The attention mechanism is giving focus to words “how”, “many”, “r”, “strawberry” which might be well known to the neural network, leading to higher confidence for predicting 3. (This could be considered as equivalent to human memorising an answer without thinking)

But when we ask: “How many r’s in strawberi?” (the misspelled word)

The attention might now be focused on “straw”, not “strawberi”. Why? Because “strawberi” is split into two tokens, so the model might be considering the tokens as -

“How”, “many” “r” “‘s” “in” “straw” “beri”. Thus it is probably trying to predict the next token by giving more attention to all tokens, except beri as “beri” doesn’t seem to be associated. This leads to a less confident next token probability, which ends up as 1 or 0 (depending on how the count of r in token - “straw” is guessed by the LLM). -> One important thing to note here is that, the LLM still cannot “count”.

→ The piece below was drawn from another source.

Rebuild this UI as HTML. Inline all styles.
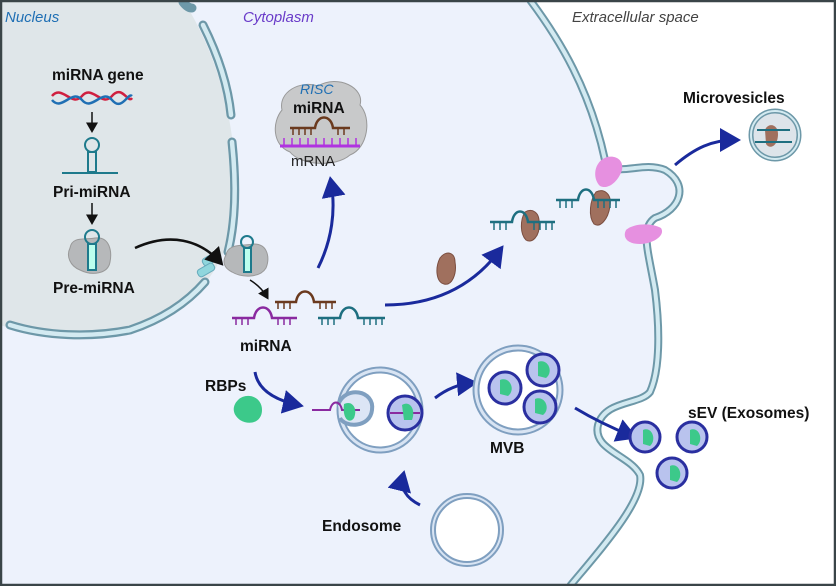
<!DOCTYPE html>
<html><head><meta charset="utf-8"><style>
html,body{margin:0;padding:0;background:#fff}
svg{display:block}
text{font-family:"Liberation Sans",sans-serif}
.b{font-weight:bold;font-size:15.5px;fill:#111}
</style></head><body>
<svg width="836" height="586" viewBox="0 0 836 586" xmlns="http://www.w3.org/2000/svg">
<defs>
<marker id="ab" markerWidth="8" markerHeight="8" refX="5" refY="4" orient="auto" markerUnits="strokeWidth"><path d="M0,0 L7,4 L0,8z" fill="#1a2a9c"/></marker>
<marker id="ak" markerWidth="8" markerHeight="8" refX="5" refY="4" orient="auto" markerUnits="strokeWidth"><path d="M0,0 L7,4 L0,8z" fill="#111"/></marker>
</defs>
<rect width="836" height="586" fill="#fff"/>
<!-- cell -->
<path d="M0,0 L530,0 C560,40 590,90 605,160 C615,180 640,160 665,170 C690,185 680,210 655,218 C640,228 648,250 655,290 C660,330 660,370 650,392 C640,405 605,400 598,425 C592,450 630,455 640,475 C645,500 600,550 570,586 L0,586Z" fill="#edf2fc"/>
<path d="M530,0 C560,40 590,90 605,160 C615,180 640,160 665,170 C690,185 680,210 655,218 C640,228 648,250 655,290 C660,330 660,370 650,392 C640,405 605,400 598,425 C592,450 630,455 640,475 C645,500 600,550 570,586" fill="none" stroke="#6d98a8" stroke-width="8"/>
<path d="M530,0 C560,40 590,90 605,160 C615,180 640,160 665,170 C690,185 680,210 655,218 C640,228 648,250 655,290 C660,330 660,370 650,392 C640,405 605,400 598,425 C592,450 630,455 640,475 C645,500 600,550 570,586" fill="none" stroke="#d3eaf1" stroke-width="4"/>
<!-- nucleus -->
<path d="M0,0 L183,0 C215,50 238,120 235,200 C232,260 200,310 130,330 C80,340 30,335 0,325Z" fill="#dfe6e9"/>
<g fill="none" stroke="#6d98a8" stroke-width="9" stroke-linecap="round">
<path d="M183,2 C186,6 189,8 192,8"/>
<path d="M203,25 C218,55 228,85 231,115"/>
<path d="M232,142 C236,180 236,220 228,252"/>
<path d="M205,282 C185,305 160,320 130,330 C90,338 45,336 10,325"/>
</g>
<g fill="none" stroke="#d3eaf1" stroke-width="4.5" stroke-linecap="round">
<path d="M203,25 C218,55 228,85 231,115"/>
<path d="M232,142 C236,180 236,220 228,252"/>
<path d="M205,282 C185,305 160,320 130,330 C90,338 45,336 10,325"/>
</g>
<rect x="202" y="255" width="18" height="8" rx="3" fill="#8fd6dd" stroke="#6ab" transform="rotate(-30 211 259)"/>
<rect x="197" y="266" width="18" height="8" rx="3" fill="#8fd6dd" stroke="#6ab" transform="rotate(-30 206 270)"/>
<!-- labels -->
<text x="5" y="22" font-size="15" font-style="italic" fill="#1f6fb4">Nucleus</text>
<text x="243" y="22" font-size="15" font-style="italic" fill="#6a3cc9">Cytoplasm</text>
<text x="572" y="22" font-size="15" font-style="italic" fill="#444">Extracellular space</text>
<text x="52" y="80" class="b">miRNA gene</text>
<path d="M52,96 C62,84 72,108 82,96 C92,84 102,108 112,96 C122,84 128,104 132,98" fill="none" stroke="#d02040" stroke-width="2.5"/>
<path d="M52,100 C62,112 72,88 82,100 C92,112 102,88 112,100 C122,112 128,92 132,96" fill="none" stroke="#1f6fb4" stroke-width="2.5"/>
<line x1="92" y1="112" x2="92" y2="130" stroke="#111" stroke-width="1.5" marker-end="url(#ak)"/>
<circle cx="92" cy="145" r="7" fill="none" stroke="#1e7a8c" stroke-width="2"/>
<rect x="88" y="152" width="8" height="20" fill="none" stroke="#1e7a8c" stroke-width="2"/>
<line x1="62" y1="173" x2="118" y2="173" stroke="#1e7a8c" stroke-width="2"/>
<text x="53" y="197" class="b">Pri-miRNA</text>
<line x1="92" y1="203" x2="92" y2="222" stroke="#111" stroke-width="1.5" marker-end="url(#ak)"/>
<path d="M70,248 C72,236 85,240 95,238 C110,236 112,252 110,262 C108,274 92,276 80,270 C70,266 66,256 70,248Z" fill="#b6b8ba" stroke="#999"/>
<circle cx="92" cy="237" r="7" fill="none" stroke="#1e7a8c" stroke-width="2"/>
<rect x="88" y="244" width="8" height="26" fill="#bfe" stroke="#1e7a8c" stroke-width="2"/>
<text x="53" y="293" class="b">Pre-miRNA</text>
<path d="M135,248 C170,232 200,240 220,262" fill="none" stroke="#111" stroke-width="2.5" marker-end="url(#ak)"/>
<path d="M226,255 C228,243 244,246 254,244 C268,244 270,258 266,268 C260,278 242,278 232,272 C224,268 222,262 226,255Z" fill="#b6b8ba" stroke="#999"/>
<circle cx="247" cy="242" r="6" fill="none" stroke="#1e7a8c" stroke-width="2"/>
<rect x="244" y="248" width="7" height="24" fill="#bfe" stroke="#1e7a8c" stroke-width="2"/>
<path d="M250,280 C258,285 263,290 267,297" fill="none" stroke="#111" stroke-width="1.5" marker-end="url(#ak)"/>
<!-- miRNAs -->
<g fill="none" stroke-width="2.5">
<path d="M275,302 L296,302 C298,288 312,288 314,302 L336,302" stroke="#6b3a1e"/>
<path d="M278,302v7M284,302v7M290,302v7M320,302v7M326,302v7M332,302v7" stroke="#6b3a1e" stroke-width="1.5"/>
<path d="M232,318 L254,318 C256,304 270,304 272,318 L297,318" stroke="#8a2aa0"/>
<path d="M236,318v7M242,318v7M248,318v7M278,318v7M284,318v7M290,318v7" stroke="#8a2aa0" stroke-width="1.5"/>
<path d="M318,318 L340,318 C342,304 356,304 358,318 L385,318" stroke="#1e6f80"/>
<path d="M322,318v7M328,318v7M334,318v7M364,318v7M370,318v7M376,318v7M382,318v7" stroke="#1e6f80" stroke-width="1.5"/>
</g>
<text x="240" y="351" class="b">miRNA</text>
<!-- RISC -->
<path d="M282,110 C278,92 300,80 318,86 C338,74 365,88 360,105 C372,118 368,148 350,155 C335,168 300,165 290,152 C272,145 272,122 282,110Z" fill="#c8c9ca" stroke="#999"/>
<text x="300" y="94" font-size="14" font-style="italic" fill="#1f6fb4">RISC</text>
<text x="293" y="113" class="b">miRNA</text>
<path d="M290,128 L315,128 C317,114 331,114 333,128 L350,128" fill="none" stroke="#6b3a1e" stroke-width="2.5"/>
<path d="M293,128v7M299,128v7M305,128v7M311,128v7M338,128v7M344,128v7" stroke="#6b3a1e" stroke-width="1.5"/>
<line x1="280" y1="146" x2="360" y2="146" stroke="#b033e0" stroke-width="3"/>
<path d="M284,138v8M292,138v8M300,138v8M308,138v8M316,138v8M324,138v8M332,138v8M340,138v8M348,138v8M356,138v8" stroke="#b033e0" stroke-width="1.5"/>
<text x="291" y="166" font-size="15" fill="#222">mRNA</text>
<path d="M318,268 C332,240 336,210 331,182" fill="none" stroke="#1a2a9c" stroke-width="3" marker-end="url(#ab)"/>
<path d="M385,305 C430,305 470,290 500,250" fill="none" stroke="#1a2a9c" stroke-width="3" marker-end="url(#ab)"/>
<!-- brown proteins -->
<g fill="#a0705e" stroke="#7b4e40">
<path d="M440,258 C446,250 455,252 455,262 C457,274 452,286 444,284 C436,282 435,268 440,258Z"/>
<path d="M525,212 C532,208 540,212 539,224 C540,236 532,244 526,240 C520,234 520,220 525,212Z"/>
<path d="M596,192 C604,188 612,194 610,206 C608,220 600,228 594,224 C588,216 590,200 596,192Z"/>
</g>
<g fill="none" stroke-width="2.5">
<path d="M490,222 L512,222 C514,208 526,208 528,222 L555,222" stroke="#1e6f80"/>
<path d="M494,222v8M500,222v8M506,222v8M534,222v8M540,222v8M546,222v8M552,222v8" stroke="#1e6f80" stroke-width="1.5"/>
<path d="M556,200 L578,200 C580,186 592,186 594,200 L620,200" stroke="#1e6f80"/>
<path d="M560,200v8M566,200v8M572,200v8M598,200v8M604,200v8M610,200v8M616,200v8" stroke="#1e6f80" stroke-width="1.5"/>
</g>
<g fill="#e690e0">
<path d="M598,164 C605,152 625,155 622,170 C618,182 608,190 600,186 C594,180 594,170 598,164Z"/>
<path d="M626,230 C632,224 650,222 661,228 C666,236 652,244 640,244 C628,244 622,238 626,230Z"/>
</g>
<text x="683" y="103" class="b">Microvesicles</text>
<path d="M675,165 C695,148 712,140 735,140" fill="none" stroke="#1a2a9c" stroke-width="3" marker-end="url(#ab)"/>
<circle cx="775" cy="135" r="24" fill="#dde4ea" stroke="#6d98a8" stroke-width="5"/>
<circle cx="775" cy="135" r="24" fill="none" stroke="#d3eaf1" stroke-width="2"/>
<path d="M765,130 C768,122 778,124 778,134 C778,146 770,150 766,144Z" fill="#a0705e"/>
<path d="M757,130 L790,130 M755,142 L792,142" stroke="#1e6f80" stroke-width="2"/>
<!-- RBPs -->
<text x="205" y="391" class="b">RBPs</text>
<path d="M238,400 C246,392 262,396 262,410 C262,422 250,426 240,420 C232,414 232,406 238,400Z" fill="#3cc98a"/>
<path d="M255,372 C258,390 275,400 298,405" fill="none" stroke="#1a2a9c" stroke-width="3" marker-end="url(#ab)"/>
<!-- endosome with pocket -->
<circle cx="380" cy="410" r="40" fill="#fff" stroke="#7f9fc0" stroke-width="7"/>
<circle cx="380" cy="410" r="40" fill="none" stroke="#d8e4f3" stroke-width="3"/>
<path d="M338,405 C345,385 375,390 372,410 C370,428 345,428 340,418" fill="#dce5f5" stroke="#7f9fc0" stroke-width="4"/>
<path d="M312,410 L330,410 C332,400 340,400 342,410 L360,410" fill="none" stroke="#8a2aa0" stroke-width="2"/>
<path d="M344,404 C352,400 358,408 354,418 C350,424 342,420 344,404Z" fill="#3cc98a"/>
<circle cx="405" cy="413" r="17" fill="#b9c3ee" stroke="#2a2fa0" stroke-width="3"/>
<path d="M390,413 L420,413" stroke="#8a2aa0" stroke-width="2"/>
<path d="M402,405 C410,400 416,410 412,420 L404,420Z" fill="#3cc98a"/>
<path d="M435,398 C448,388 460,384 472,383" fill="none" stroke="#1a2a9c" stroke-width="3" marker-end="url(#ab)"/>
<!-- MVB -->
<circle cx="518" cy="390" r="42" fill="#fff" stroke="#7f9fc0" stroke-width="7"/>
<circle cx="518" cy="390" r="42" fill="none" stroke="#d8e4f3" stroke-width="3"/>
<g fill="#b9c3ee" stroke="#2a2fa0" stroke-width="3">
<circle cx="505" cy="388" r="16"/><circle cx="543" cy="370" r="16"/><circle cx="540" cy="407" r="16"/>
</g>
<g fill="#3cc98a"><path d="M500,380 C510,376 516,390 508,396 L500,394Z"/><path d="M538,362 C548,358 554,372 546,378 L538,376Z"/><path d="M535,399 C545,395 551,409 543,415 L535,413Z"/></g>
<text x="490" y="453" class="b">MVB</text>
<path d="M575,408 C595,420 612,428 632,436" fill="none" stroke="#1a2a9c" stroke-width="3" marker-end="url(#ab)"/>
<text x="688" y="418" class="b">sEV (Exosomes)</text>
<g fill="#b9c3ee" stroke="#2a2fa0" stroke-width="3">
<circle cx="645" cy="437" r="15"/><circle cx="692" cy="437" r="15"/><circle cx="672" cy="473" r="15"/>
</g>
<g fill="#3cc98a"><path d="M643,430 C652,426 657,440 650,446 L643,444Z"/><path d="M690,430 C699,426 704,440 697,446 L690,444Z"/><path d="M670,466 C679,462 684,476 677,482 L670,480Z"/></g>
<!-- endosome -->
<path d="M420,505 C406,498 400,488 403,476" fill="none" stroke="#1a2a9c" stroke-width="3" marker-end="url(#ab)"/>
<text x="322" y="531" class="b">Endosome</text>
<circle cx="467" cy="530" r="34" fill="#fff" stroke="#7f9fc0" stroke-width="6"/>
<circle cx="467" cy="530" r="34" fill="none" stroke="#d8e4f3" stroke-width="2"/>
<rect x="1" y="1" width="834" height="584" fill="none" stroke="#3a4548" stroke-width="2.5"/>
</svg>
</body></html>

Now, let’s try another variation:

“How many r’s in strawberi? Count the word after ‘straw’ as well.” This time, the model correctly responds 2.

Why? I’m not sure of the exact reason, but it’s likely because we shifted attention from “straw” to “straw” + “beri” together, by including few other words.

A similar result happens with: “How many r’s in the sentence ‘strawberi’?” → It responds 2.

In this example as well, we’re shifting the probabilty of next token prediction to consider both “straw” and “beri”.

We see “strawberi” as a single word, but LLMs see it as “straw” + “beri”, or “str” + “awb” + “eri” depending on tokenization and how the attention mechanism is learned to associate tokens.

Many similar examples shows that tokenization is “one of the causes” behind this behavior in LLMs.

However, If you allow the model to “think” by writing each letter, and writing something like found 1r, 2r etc, it will most likely result in a correct answer. This is what we call “thinking”, and that’s a different story.

Another experiment:

I provided an image of the question instead of typing it, and the model is now getting the answer right, for most of the samples. Why? Likely because it doesn’t go through the same sub-word tokenization process. In this case, each letter might have got individual attention.